I thought the borg baby must have died and that's why we didn't see him/her again. But I guess that would've been grim. I also thought Samantha Wildman had died though.
Icheb was okay, the other kids bugged me though. Voyager's no kindergarten, even though if it was truly planning for a 70+ year generational trip, the crew should've bred like rabbits to have someone to take over when the members of the original crew kick the bucket.
I think they should have done more of a case study with the kids by expolring more of how being taken by the Borg ruined them. Why weren't these kids having nightmares about being assimilated? Why did they adapt so easily being on a unknown ship like Voyager? Was Icheb smart naturally or due to being Borg?
They may have happened if they hadn't already introduced a hypospray contraceptive on DS9. Plus I think folks didn't feel it was safe having children in a part of space full of Borg, Hirogen, Krenuim & Vidiian. One day you might have a child, the next they could be dead or taken. That's a frightening thought for a parent.
Janeway mentioned in "Deadlock" that she was nervous about having a young child on the ship. One the one hand, they all wanted to think ahead, but on the other, it was a super dangerous place out there in the DQ. I'm pretty sure they said as much in other episodes as well, and "Once Upon a Time" shows what can happen if a parent gets hurt or killed.
Yup, it sho' did. "if" Voyager was real and I was in that situation, I know I'd be afraid to bring a child into that environment. Even though Tuvok in "Once Upon A Time" was correct that Niomi is in good hands, part of me knows he was also just saying that to put Samantha at ease. There was never any guarentee that the Borg wouldn't assimilate them, especially after Janeway went poking a stick at them in "Unimatrix Zero" or a situation like "Bliss".
All they needed to do was make references to how Kirk and Picard were in similar circumstances with their ships being trapped in deep space and how they managed to make it back, would've perfectly justified them not having kids or planning for a generational ship.
The Enterprise is the flagship of the Federation. It can never be out of comm. reach of Starfleet. It's only supposed to go as far as the edges of Federation boarders. Remember the tag line of DS9? "It sits at the edge of the final frontier." That's deep space, the Enterprise hasn't been farther than that. Kirk nor Picard were never in anything close to Janeway's situation.

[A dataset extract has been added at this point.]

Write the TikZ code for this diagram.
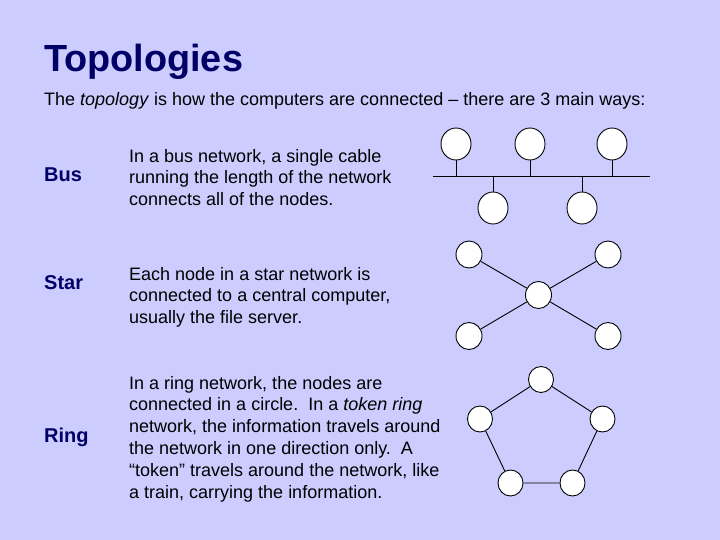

They weren't stranded for long. I don't recall any incidents where they were stranded for weeks at a time. Besides, it wouldn't be an issue for Picard since there were already kids on the ship. One of the first lines on TNG mentioned a ship with children....
Yep, Starfleet changed it's policy about having children on a ship after the Borg invaded Federation space. No kiddies on the Enterprise-E.
When I refer to Kirk and Picard, I mean stuff like "Where no Man has gone before" or "Where no One has gone before"; stuff with them getting sucked into other galaxies and things yet somehow managing to make it back home a-okay. You'd think that these events happening earlier would've made any other Captain think "Okay, this happened to those others and THEY made it back...".
The twins should have stuck around so we could have an ep in which one of them became eeeevil. Such a waste.
Nope because the examples you gave doesn't compare to being lost for 7 years. Kirk nor Picard were in any situation where that had to consider rationing of food & energy to survive.